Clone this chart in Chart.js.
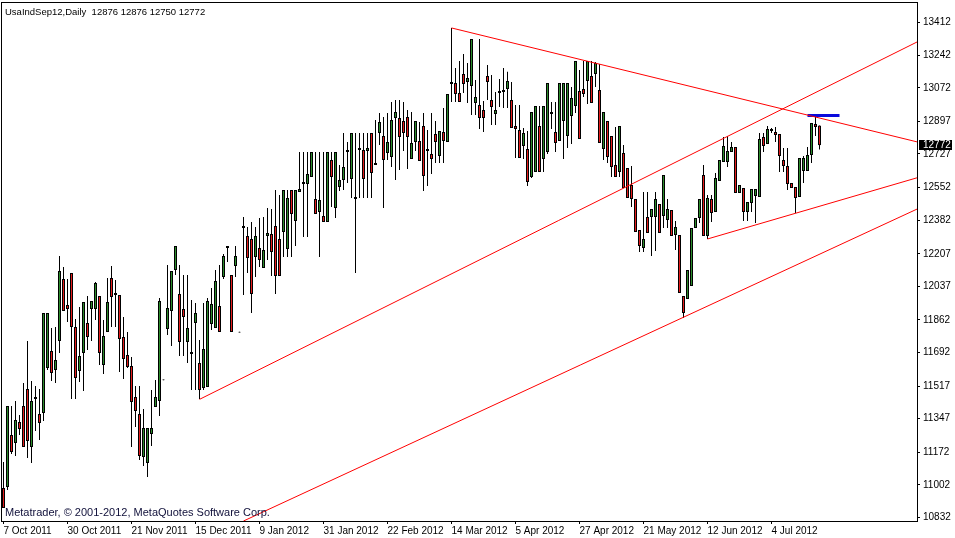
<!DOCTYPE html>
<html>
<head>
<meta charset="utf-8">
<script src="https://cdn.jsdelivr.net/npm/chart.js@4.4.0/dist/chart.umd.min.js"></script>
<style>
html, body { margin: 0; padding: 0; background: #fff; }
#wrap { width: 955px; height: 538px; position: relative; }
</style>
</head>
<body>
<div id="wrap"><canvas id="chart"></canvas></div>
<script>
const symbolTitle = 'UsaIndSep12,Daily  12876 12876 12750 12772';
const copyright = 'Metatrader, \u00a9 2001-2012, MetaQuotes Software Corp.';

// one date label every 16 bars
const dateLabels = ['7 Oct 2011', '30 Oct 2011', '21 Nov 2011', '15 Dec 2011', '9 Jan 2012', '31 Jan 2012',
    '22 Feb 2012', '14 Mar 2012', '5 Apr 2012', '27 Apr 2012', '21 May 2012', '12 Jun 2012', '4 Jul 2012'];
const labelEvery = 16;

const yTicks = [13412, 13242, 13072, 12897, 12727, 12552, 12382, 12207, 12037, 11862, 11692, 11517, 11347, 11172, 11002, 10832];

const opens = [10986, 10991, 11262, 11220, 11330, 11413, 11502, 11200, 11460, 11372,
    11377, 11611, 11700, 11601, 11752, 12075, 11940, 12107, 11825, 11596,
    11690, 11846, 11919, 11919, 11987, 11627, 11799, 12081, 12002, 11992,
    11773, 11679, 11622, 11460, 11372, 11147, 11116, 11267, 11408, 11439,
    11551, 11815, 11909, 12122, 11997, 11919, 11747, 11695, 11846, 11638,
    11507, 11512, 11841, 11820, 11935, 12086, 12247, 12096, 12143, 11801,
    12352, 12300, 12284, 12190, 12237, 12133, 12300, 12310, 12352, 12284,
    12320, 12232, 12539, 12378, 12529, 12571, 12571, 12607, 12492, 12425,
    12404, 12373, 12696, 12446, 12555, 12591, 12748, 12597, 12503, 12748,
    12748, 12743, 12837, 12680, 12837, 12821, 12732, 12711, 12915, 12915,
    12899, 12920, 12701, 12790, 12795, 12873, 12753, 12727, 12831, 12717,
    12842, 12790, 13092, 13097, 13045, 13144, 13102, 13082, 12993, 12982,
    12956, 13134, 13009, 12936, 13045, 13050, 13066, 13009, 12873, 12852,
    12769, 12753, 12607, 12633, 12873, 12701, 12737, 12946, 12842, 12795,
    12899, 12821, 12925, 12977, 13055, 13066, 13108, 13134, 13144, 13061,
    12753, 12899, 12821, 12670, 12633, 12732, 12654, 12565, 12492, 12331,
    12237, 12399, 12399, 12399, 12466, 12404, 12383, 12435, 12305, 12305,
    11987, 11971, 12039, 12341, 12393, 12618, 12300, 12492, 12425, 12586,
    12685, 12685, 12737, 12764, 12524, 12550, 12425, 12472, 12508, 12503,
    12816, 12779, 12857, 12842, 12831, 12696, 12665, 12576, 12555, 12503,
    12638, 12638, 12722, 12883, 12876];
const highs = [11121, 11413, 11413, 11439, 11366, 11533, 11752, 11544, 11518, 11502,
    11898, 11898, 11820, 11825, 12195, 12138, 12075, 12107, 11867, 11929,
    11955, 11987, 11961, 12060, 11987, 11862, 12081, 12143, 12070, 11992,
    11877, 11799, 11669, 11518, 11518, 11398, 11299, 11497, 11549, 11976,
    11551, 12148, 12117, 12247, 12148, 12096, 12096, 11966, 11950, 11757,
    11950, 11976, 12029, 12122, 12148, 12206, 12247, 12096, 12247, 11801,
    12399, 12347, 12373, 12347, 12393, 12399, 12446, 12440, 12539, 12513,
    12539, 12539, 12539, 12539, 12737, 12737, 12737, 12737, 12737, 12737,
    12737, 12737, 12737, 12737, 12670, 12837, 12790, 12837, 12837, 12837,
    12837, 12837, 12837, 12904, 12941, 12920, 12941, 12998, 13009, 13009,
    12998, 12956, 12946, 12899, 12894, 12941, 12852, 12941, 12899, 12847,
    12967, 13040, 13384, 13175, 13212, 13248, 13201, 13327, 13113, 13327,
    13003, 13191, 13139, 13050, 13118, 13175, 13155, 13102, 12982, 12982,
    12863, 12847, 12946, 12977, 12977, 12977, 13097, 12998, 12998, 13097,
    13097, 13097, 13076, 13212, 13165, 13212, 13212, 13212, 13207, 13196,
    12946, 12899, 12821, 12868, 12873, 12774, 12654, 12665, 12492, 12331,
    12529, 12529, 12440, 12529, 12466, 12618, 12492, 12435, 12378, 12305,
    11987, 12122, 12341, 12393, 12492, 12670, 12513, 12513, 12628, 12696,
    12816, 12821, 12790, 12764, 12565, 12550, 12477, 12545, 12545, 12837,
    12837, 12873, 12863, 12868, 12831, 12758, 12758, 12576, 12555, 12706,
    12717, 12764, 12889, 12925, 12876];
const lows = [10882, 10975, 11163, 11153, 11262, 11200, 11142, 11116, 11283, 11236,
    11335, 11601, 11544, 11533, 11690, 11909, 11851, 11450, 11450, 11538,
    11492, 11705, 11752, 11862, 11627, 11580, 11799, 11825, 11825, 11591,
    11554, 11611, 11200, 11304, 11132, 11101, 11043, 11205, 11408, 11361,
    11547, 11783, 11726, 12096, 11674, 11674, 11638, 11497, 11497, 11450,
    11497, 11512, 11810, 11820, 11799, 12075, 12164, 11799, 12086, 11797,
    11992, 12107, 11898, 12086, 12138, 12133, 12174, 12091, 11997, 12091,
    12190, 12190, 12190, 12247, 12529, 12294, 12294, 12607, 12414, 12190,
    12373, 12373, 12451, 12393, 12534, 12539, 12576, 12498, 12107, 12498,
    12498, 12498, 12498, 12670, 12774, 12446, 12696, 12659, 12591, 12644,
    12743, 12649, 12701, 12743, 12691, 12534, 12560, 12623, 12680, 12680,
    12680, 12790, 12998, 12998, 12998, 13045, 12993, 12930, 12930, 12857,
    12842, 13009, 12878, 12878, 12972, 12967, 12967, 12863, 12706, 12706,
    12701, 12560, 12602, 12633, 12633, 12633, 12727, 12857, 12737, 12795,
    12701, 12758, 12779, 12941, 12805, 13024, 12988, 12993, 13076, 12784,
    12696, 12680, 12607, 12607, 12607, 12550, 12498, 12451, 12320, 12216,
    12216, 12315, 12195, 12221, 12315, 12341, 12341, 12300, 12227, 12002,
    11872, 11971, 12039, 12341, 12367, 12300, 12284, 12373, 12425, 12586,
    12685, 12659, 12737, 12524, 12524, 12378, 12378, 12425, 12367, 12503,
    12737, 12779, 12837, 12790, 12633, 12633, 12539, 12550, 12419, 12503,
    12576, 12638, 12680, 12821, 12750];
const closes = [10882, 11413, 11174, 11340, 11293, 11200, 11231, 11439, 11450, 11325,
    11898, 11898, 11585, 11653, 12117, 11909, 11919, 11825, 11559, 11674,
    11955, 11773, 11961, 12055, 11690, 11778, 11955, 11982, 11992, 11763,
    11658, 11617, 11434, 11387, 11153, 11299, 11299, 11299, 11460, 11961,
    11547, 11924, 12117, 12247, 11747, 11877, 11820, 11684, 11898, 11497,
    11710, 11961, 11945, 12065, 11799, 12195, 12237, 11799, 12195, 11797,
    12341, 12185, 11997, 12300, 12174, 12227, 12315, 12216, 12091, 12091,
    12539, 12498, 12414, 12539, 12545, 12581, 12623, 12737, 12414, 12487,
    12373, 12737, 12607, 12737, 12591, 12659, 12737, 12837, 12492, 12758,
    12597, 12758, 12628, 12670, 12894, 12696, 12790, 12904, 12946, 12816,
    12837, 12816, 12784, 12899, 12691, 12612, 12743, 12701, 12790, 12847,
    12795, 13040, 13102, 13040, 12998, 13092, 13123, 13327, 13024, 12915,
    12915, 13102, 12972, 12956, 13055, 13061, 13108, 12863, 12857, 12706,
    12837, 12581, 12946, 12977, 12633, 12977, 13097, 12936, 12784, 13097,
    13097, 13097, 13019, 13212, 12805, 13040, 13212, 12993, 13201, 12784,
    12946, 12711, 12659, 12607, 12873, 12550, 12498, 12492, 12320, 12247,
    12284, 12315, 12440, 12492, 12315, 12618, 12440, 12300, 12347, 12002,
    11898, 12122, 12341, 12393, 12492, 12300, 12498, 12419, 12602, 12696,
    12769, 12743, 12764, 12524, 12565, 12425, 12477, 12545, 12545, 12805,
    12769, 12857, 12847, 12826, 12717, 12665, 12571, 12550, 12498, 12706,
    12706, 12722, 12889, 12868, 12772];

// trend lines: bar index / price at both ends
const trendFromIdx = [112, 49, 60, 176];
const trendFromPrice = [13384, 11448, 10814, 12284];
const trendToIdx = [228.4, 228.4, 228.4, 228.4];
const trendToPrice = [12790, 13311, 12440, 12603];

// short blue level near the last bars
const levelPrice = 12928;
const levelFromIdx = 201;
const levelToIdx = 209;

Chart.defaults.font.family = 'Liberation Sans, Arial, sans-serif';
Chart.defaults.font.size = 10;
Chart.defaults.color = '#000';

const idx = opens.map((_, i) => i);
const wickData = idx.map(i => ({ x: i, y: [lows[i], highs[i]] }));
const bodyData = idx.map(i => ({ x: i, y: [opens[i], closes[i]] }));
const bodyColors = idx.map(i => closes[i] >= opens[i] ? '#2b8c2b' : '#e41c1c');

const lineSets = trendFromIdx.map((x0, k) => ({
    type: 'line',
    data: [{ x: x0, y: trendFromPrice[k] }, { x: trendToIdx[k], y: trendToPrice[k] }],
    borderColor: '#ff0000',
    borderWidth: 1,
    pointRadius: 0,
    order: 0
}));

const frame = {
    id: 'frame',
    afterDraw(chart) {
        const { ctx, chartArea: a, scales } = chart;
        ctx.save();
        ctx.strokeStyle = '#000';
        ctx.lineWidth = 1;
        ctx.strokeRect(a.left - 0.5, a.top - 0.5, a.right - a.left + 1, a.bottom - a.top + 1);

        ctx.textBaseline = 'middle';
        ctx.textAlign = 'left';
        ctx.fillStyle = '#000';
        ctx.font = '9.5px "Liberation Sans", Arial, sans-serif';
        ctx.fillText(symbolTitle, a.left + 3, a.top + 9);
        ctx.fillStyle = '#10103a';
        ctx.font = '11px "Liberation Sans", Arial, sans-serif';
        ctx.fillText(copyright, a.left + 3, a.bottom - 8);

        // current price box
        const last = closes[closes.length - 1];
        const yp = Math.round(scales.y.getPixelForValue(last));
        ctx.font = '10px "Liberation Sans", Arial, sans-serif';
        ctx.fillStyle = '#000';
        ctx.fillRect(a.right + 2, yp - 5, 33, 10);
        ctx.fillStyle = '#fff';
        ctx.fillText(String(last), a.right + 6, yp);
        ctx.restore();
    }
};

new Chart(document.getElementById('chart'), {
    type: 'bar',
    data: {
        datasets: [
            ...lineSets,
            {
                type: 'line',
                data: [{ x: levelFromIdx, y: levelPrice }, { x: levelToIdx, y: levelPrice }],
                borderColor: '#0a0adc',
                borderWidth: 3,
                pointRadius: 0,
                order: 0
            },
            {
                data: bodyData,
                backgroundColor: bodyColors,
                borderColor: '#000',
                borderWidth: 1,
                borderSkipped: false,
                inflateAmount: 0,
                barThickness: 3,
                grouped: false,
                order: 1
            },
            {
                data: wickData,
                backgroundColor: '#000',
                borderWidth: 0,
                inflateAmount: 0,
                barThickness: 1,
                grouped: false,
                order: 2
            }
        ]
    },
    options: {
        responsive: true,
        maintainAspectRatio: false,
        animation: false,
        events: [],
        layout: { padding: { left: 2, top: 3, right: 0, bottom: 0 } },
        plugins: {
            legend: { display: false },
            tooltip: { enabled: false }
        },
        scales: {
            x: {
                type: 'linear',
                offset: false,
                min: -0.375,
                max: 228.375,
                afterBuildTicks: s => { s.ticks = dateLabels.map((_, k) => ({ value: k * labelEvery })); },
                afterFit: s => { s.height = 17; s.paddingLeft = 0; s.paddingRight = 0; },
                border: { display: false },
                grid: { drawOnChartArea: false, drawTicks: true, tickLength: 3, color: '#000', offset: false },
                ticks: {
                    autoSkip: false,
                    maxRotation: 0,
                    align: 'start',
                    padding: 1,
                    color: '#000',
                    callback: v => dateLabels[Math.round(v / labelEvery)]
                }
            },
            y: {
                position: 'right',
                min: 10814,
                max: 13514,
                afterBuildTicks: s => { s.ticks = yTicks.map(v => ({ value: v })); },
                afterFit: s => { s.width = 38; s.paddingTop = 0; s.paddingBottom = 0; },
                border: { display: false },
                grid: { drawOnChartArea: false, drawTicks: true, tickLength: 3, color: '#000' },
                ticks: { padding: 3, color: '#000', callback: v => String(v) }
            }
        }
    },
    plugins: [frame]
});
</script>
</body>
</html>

════

■ What the task asks:
Repeat the listing above exactly from its first line to the line containing "11172, 11002, 10832];", both included, and omit the pictures.

■ Correct output:
Clone this chart in Chart.js.
<!DOCTYPE html>
<html>
<head>
<meta charset="utf-8">
<script src="https://cdn.jsdelivr.net/npm/chart.js@4.4.0/dist/chart.umd.min.js"></script>
<style>
html, body { margin: 0; padding: 0; background: #fff; }
#wrap { width: 955px; height: 538px; position: relative; }
</style>
</head>
<body>
<div id="wrap"><canvas id="chart"></canvas></div>
<script>
const symbolTitle = 'UsaIndSep12,Daily  12876 12876 12750 12772';
const copyright = 'Metatrader, \u00a9 2001-2012, MetaQuotes Software Corp.';

// one date label every 16 bars
const dateLabels = ['7 Oct 2011', '30 Oct 2011', '21 Nov 2011', '15 Dec 2011', '9 Jan 2012', '31 Jan 2012',
    '22 Feb 2012', '14 Mar 2012', '5 Apr 2012', '27 Apr 2012', '21 May 2012', '12 Jun 2012', '4 Jul 2012'];
const labelEvery = 16;

const yTicks = [13412, 13242, 13072, 12897, 12727, 12552, 12382, 12207, 12037, 11862, 11692, 11517, 11347, 11172, 11002, 10832];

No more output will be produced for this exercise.